>> Begin
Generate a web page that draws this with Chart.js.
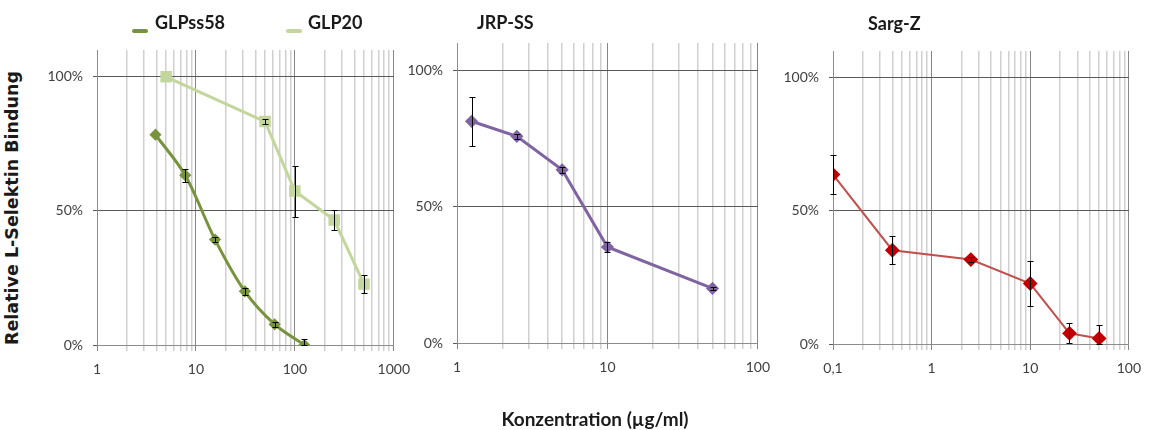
<!DOCTYPE html>
<html>
<head>
<meta charset="utf-8">
<script src="https://cdn.jsdelivr.net/npm/chart.js@4.4.1/dist/chart.umd.min.js"></script>
<style>
body { margin: 0; background: #fff; width: 1151px; height: 430px; overflow: hidden; position: relative; font-family: Lato, "Open Sans", sans-serif; }
canvas { position: absolute; top: 0; }
.t { position: absolute; font-weight: bold; color: #1a1a1a; white-space: nowrap; line-height: 1; }
.key { position: absolute; height: 4px; border-radius: 2px; }
</style>
</head>
<body>
<canvas id="p1" width="390" height="400" style="left:30px"></canvas>
<canvas id="p2" width="390" height="400" style="left:390px"></canvas>
<canvas id="p3" width="386" height="400" style="left:765px"></canvas>

<div class="key" style="left:132px;top:29px;width:16px;background:#77933C"></div>
<div class="t" style="left:155px;top:13px;font-size:18px">GLPss58</div>
<div class="key" style="left:286px;top:29px;width:16px;background:#C3D69B"></div>
<div class="t" style="left:308px;top:13px;font-size:18px">GLP20</div>
<div class="t" style="left:477px;top:13px;font-size:18px">JRP-SS</div>
<div class="t" style="left:868px;top:14px;font-size:18px">Sarg-Z</div>
<div class="t" style="left:13px;top:208px;font-size:17.5px;font-family:'DejaVu Sans',sans-serif;transform:translate(-50%,-50%) rotate(-90deg)">Relative L-Selektin Bindung</div>
<div class="t" style="left:595px;top:418px;font-size:19px;transform:translate(-50%,-50%)">Konzentration (µg/ml)</div>

<script>
// GLPss58 / GLP20 (panel 1)
const glpssX = [3.9, 7.8, 15.6, 31.25, 62.5, 125];
const glpssY = [78.4, 63.3, 39.3, 20, 7.7, 0];
const glpssErr = [0, 2.5, 1, 1.2, 1, 2.2];
const glp20X = [5, 50, 100, 250, 500];
const glp20Y = [100, 83.3, 57.4, 46.6, 22.7];
const glp20Err = [0, 1, 9.5, 3.8, 3.4];

// JRP-SS (panel 2)
const jrpX = [1.25, 2.5, 5, 10, 50];
const jrpY = [81.3, 75.8, 63.5, 35.2, 20];
const jrpErr = [9, 1, 1.2, 1.8, 0.5];

// Sarg-Z (panel 3)
const sargX = [0.1, 0.4, 2.5, 10, 25, 50];
const sargY = [63.6, 35.2, 31.7, 22.7, 4, 2.1];
const sargErr = [7.2, 5.2, 1, 8.3, 3.7, 4.9];

const yTicks = [0, 50, 100];

function isDecade(v) {
    const l = Math.log10(v);
    return Math.abs(l - Math.round(l)) < 1e-6;
}

function logTicks(min, max) {
    const out = [];
    for (let d = Math.round(Math.log10(min)); d < Math.round(Math.log10(max)); d++) {
        for (let m = 1; m < 10; m++) out.push(Number((m * Math.pow(10, d)).toPrecision(3)));
    }
    out.push(max);
    return out;
}

function pts(xs, ys) {
    return xs.map((x, i) => ({ x: x, y: ys[i] }));
}

// simple error bar plugin
const errorBars = {
    id: 'errorBars',
    afterDatasetsDraw(chart) {
        const ctx = chart.ctx, sx = chart.scales.x, sy = chart.scales.y;
        ctx.save();
        ctx.strokeStyle = '#000';
        ctx.lineWidth = 1;
        chart.data.datasets.forEach(ds => {
            (ds.err || []).forEach((e, i) => {
                if (!e) return;
                const p = ds.data[i];
                const px = Math.round(sx.getPixelForValue(p.x)) + 0.5;
                const top = Math.round(sy.getPixelForValue(p.y + e)) + 0.5;
                const bot = Math.round(sy.getPixelForValue(Math.max(p.y - e, 0))) + 0.5;
                ctx.beginPath();
                ctx.moveTo(px, top); ctx.lineTo(px, bot);
                ctx.moveTo(px - 3, top); ctx.lineTo(px + 3, top);
                ctx.moveTo(px - 3, bot); ctx.lineTo(px + 3, bot);
                ctx.stroke();
            });
        });
        ctx.restore();
    }
};

const tickFont = { family: 'Lato, "Open Sans", sans-serif', size: 14 };

function makePanel(id, xMin, xMax, datasets, pad) {
    new Chart(id, {
        type: 'line',
        data: { datasets: datasets },
        plugins: [errorBars],
        options: {
            responsive: false,
            animation: false,
            layout: { padding: pad },
            plugins: { legend: { display: false }, tooltip: { enabled: false } },
            scales: {
                x: {
                    type: 'logarithmic',
                    min: xMin,
                    max: xMax,
                    afterBuildTicks: s => { s.ticks = logTicks(xMin, xMax).map(v => ({ value: v })); },
                    afterFit: s => { s.height = 35; },
                    grid: {
                        color: c => (c.tick && isDecade(c.tick.value)) ? '#868686' : '#d0d0d0',
                        lineWidth: c => (c.tick && isDecade(c.tick.value)) ? 1 : 1.5,
                        tickLength: 6
                    },
                    border: { color: '#8c8c8c' },
                    ticks: {
                        autoSkip: false,
                        maxRotation: 0,
                        padding: 10,
                        color: '#404040',
                        font: tickFont,
                        callback: v => isDecade(v) ? String(v).replace('.', ',') : ''
                    }
                },
                y: {
                    min: 0,
                    max: 110,
                    afterBuildTicks: s => { s.ticks = yTicks.map(v => ({ value: v })); },
                    afterFit: s => { s.width = 60; },
                    grid: { color: '#595959', tickLength: 4 },
                    border: { color: '#8c8c8c' },
                    ticks: {
                        padding: 10,
                        color: '#404040',
                        font: tickFont,
                        callback: v => v + '%'
                    }
                }
            }
        }
    });
}

makePanel('p1', 1, 1000, [
    {
        label: 'GLPss58', data: pts(glpssX, glpssY), err: glpssErr,
        borderColor: '#77933C', backgroundColor: '#77933C', pointBorderColor: '#77933C', borderWidth: 3,
        pointStyle: 'rectRot', pointRadius: 4, tension: 0.3
    },
    {
        label: 'GLP20', data: pts(glp20X, glp20Y), err: glp20Err,
        borderColor: '#C3D69B', backgroundColor: '#C3D69B', pointBorderColor: '#C3D69B', borderWidth: 3,
        pointStyle: 'rect', pointRadius: 6, tension: 0
    }
], { left: 7, right: 23, top: 50, bottom: 20 });

makePanel('p2', 1, 100, [
    {
        label: 'JRP-SS', data: pts(jrpX, jrpY), err: jrpErr,
        borderColor: '#8064A2', backgroundColor: '#8064A2', pointBorderColor: '#8064A2', borderWidth: 3,
        pointStyle: 'rectRot', pointRadius: 4.5, tension: 0
    }
], { left: 7, right: 16, top: 43, bottom: 22 });

makePanel('p3', 0.1, 100, [
    {
        label: 'Sarg-Z', data: pts(sargX, sargY), err: sargErr,
        borderColor: '#C0504D', backgroundColor: '#C00000', pointBorderColor: '#C00000', borderWidth: 2,
        pointStyle: 'rectRot', pointRadius: 6, tension: 0
    }
], { left: 8, right: 15, top: 51, bottom: 21 });
</script>
</body>
</html>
>> End
DIRECTIVE
Leave the pictures out and output the rest of the listing exactly.

ANSWER TO THE TASK
Generate a web page that draws this with Chart.js.
<!DOCTYPE html>
<html>
<head>
<meta charset="utf-8">
<script src="https://cdn.jsdelivr.net/npm/chart.js@4.4.1/dist/chart.umd.min.js"></script>
<style>
body { margin: 0; background: #fff; width: 1151px; height: 430px; overflow: hidden; position: relative; font-family: Lato, "Open Sans", sans-serif; }
canvas { position: absolute; top: 0; }
.t { position: absolute; font-weight: bold; color: #1a1a1a; white-space: nowrap; line-height: 1; }
.key { position: absolute; height: 4px; border-radius: 2px; }
</style>
</head>
<body>
<canvas id="p1" width="390" height="400" style="left:30px"></canvas>
<canvas id="p2" width="390" height="400" style="left:390px"></canvas>
<canvas id="p3" width="386" height="400" style="left:765px"></canvas>

<div class="key" style="left:132px;top:29px;width:16px;background:#77933C"></div>
<div class="t" style="left:155px;top:13px;font-size:18px">GLPss58</div>
<div class="key" style="left:286px;top:29px;width:16px;background:#C3D69B"></div>
<div class="t" style="left:308px;top:13px;font-size:18px">GLP20</div>
<div class="t" style="left:477px;top:13px;font-size:18px">JRP-SS</div>
<div class="t" style="left:868px;top:14px;font-size:18px">Sarg-Z</div>
<div class="t" style="left:13px;top:208px;font-size:17.5px;font-family:'DejaVu Sans',sans-serif;transform:translate(-50%,-50%) rotate(-90deg)">Relative L-Selektin Bindung</div>
<div class="t" style="left:595px;top:418px;font-size:19px;transform:translate(-50%,-50%)">Konzentration (µg/ml)</div>

<script>
// GLPss58 / GLP20 (panel 1)
const glpssX = [3.9, 7.8, 15.6, 31.25, 62.5, 125];
const glpssY = [78.4, 63.3, 39.3, 20, 7.7, 0];
const glpssErr = [0, 2.5, 1, 1.2, 1, 2.2];
const glp20X = [5, 50, 100, 250, 500];
const glp20Y = [100, 83.3, 57.4, 46.6, 22.7];
const glp20Err = [0, 1, 9.5, 3.8, 3.4];

// JRP-SS (panel 2)
const jrpX = [1.25, 2.5, 5, 10, 50];
const jrpY = [81.3, 75.8, 63.5, 35.2, 20];
const jrpErr = [9, 1, 1.2, 1.8, 0.5];

// Sarg-Z (panel 3)
const sargX = [0.1, 0.4, 2.5, 10, 25, 50];
const sargY = [63.6, 35.2, 31.7, 22.7, 4, 2.1];
const sargErr = [7.2, 5.2, 1, 8.3, 3.7, 4.9];

const yTicks = [0, 50, 100];

function isDecade(v) {
    const l = Math.log10(v);
    return Math.abs(l - Math.round(l)) < 1e-6;
}

function logTicks(min, max) {
    const out = [];
    for (let d = Math.round(Math.log10(min)); d < Math.round(Math.log10(max)); d++) {
        for (let m = 1; m < 10; m++) out.push(Number((m * Math.pow(10, d)).toPrecision(3)));
    }
    out.push(max);
    return out;
}

function pts(xs, ys) {
    return xs.map((x, i) => ({ x: x, y: ys[i] }));
}

// simple error bar plugin
const errorBars = {
    id: 'errorBars',
    afterDatasetsDraw(chart) {
        const ctx = chart.ctx, sx = chart.scales.x, sy = chart.scales.y;
        ctx.save();
        ctx.strokeStyle = '#000';
        ctx.lineWidth = 1;
        chart.data.datasets.forEach(ds => {
            (ds.err || []).forEach((e, i) => {
                if (!e) return;
                const p = ds.data[i];
                const px = Math.round(sx.getPixelForValue(p.x)) + 0.5;
                const top = Math.round(sy.getPixelForValue(p.y + e)) + 0.5;
                const bot = Math.round(sy.getPixelForValue(Math.max(p.y - e, 0))) + 0.5;
                ctx.beginPath();
                ctx.moveTo(px, top); ctx.lineTo(px, bot);
                ctx.moveTo(px - 3, top); ctx.lineTo(px + 3, top);
                ctx.moveTo(px - 3, bot); ctx.lineTo(px + 3, bot);
                ctx.stroke();
            });
        });
        ctx.restore();
    }
};

const tickFont = { family: 'Lato, "Open Sans", sans-serif', size: 14 };

function makePanel(id, xMin, xMax, datasets, pad) {
    new Chart(id, {
        type: 'line',
        data: { datasets: datasets },
        plugins: [errorBars],
        options: {
            responsive: false,
            animation: false,
            layout: { padding: pad },
            plugins: { legend: { display: false }, tooltip: { enabled: false } },
            scales: {
                x: {
                    type: 'logarithmic',
                    min: xMin,
                    max: xMax,
                    afterBuildTicks: s => { s.ticks = logTicks(xMin, xMax).map(v => ({ value: v })); },
                    afterFit: s => { s.height = 35; },
                    grid: {
                        color: c => (c.tick && isDecade(c.tick.value)) ? '#868686' : '#d0d0d0',
                        lineWidth: c => (c.tick && isDecade(c.tick.value)) ? 1 : 1.5,
                        tickLength: 6
                    },
                    border: { color: '#8c8c8c' },
                    ticks: {
                        autoSkip: false,
                        maxRotation: 0,
                        padding: 10,
                        color: '#404040',
                        font: tickFont,
                        callback: v => isDecade(v) ? String(v).replace('.', ',') : ''
                    }
                },
                y: {
                    min: 0,
                    max: 110,
                    afterBuildTicks: s => { s.ticks = yTicks.map(v => ({ value: v })); },
                    afterFit: s => { s.width = 60; },
                    grid: { color: '#595959', tickLength: 4 },
                    border: { color: '#8c8c8c' },
                    ticks: {
                        padding: 10,
                        color: '#404040',
                        font: tickFont,
                        callback: v => v + '%'
                    }
                }
            }
        }
    });
}

makePanel('p1', 1, 1000, [
    {
        label: 'GLPss58', data: pts(glpssX, glpssY), err: glpssErr,
        borderColor: '#77933C', backgroundColor: '#77933C', pointBorderColor: '#77933C', borderWidth: 3,
        pointStyle: 'rectRot', pointRadius: 4, tension: 0.3
    },
    {
        label: 'GLP20', data: pts(glp20X, glp20Y), err: glp20Err,
        borderColor: '#C3D69B', backgroundColor: '#C3D69B', pointBorderColor: '#C3D69B', borderWidth: 3,
        pointStyle: 'rect', pointRadius: 6, tension: 0
    }
], { left: 7, right: 23, top: 50, bottom: 20 });

makePanel('p2', 1, 100, [
    {
        label: 'JRP-SS', data: pts(jrpX, jrpY), err: jrpErr,
        borderColor: '#8064A2', backgroundColor: '#8064A2', pointBorderColor: '#8064A2', borderWidth: 3,
        pointStyle: 'rectRot', pointRadius: 4.5, tension: 0
    }
], { left: 7, right: 16, top: 43, bottom: 22 });

makePanel('p3', 0.1, 100, [
    {
        label: 'Sarg-Z', data: pts(sargX, sargY), err: sargErr,
        borderColor: '#C0504D', backgroundColor: '#C00000', pointBorderColor: '#C00000', borderWidth: 2,
        pointStyle: 'rectRot', pointRadius: 6, tension: 0
    }
], { left: 8, right: 15, top: 51, bottom: 21 });
</script>
</body>
</html>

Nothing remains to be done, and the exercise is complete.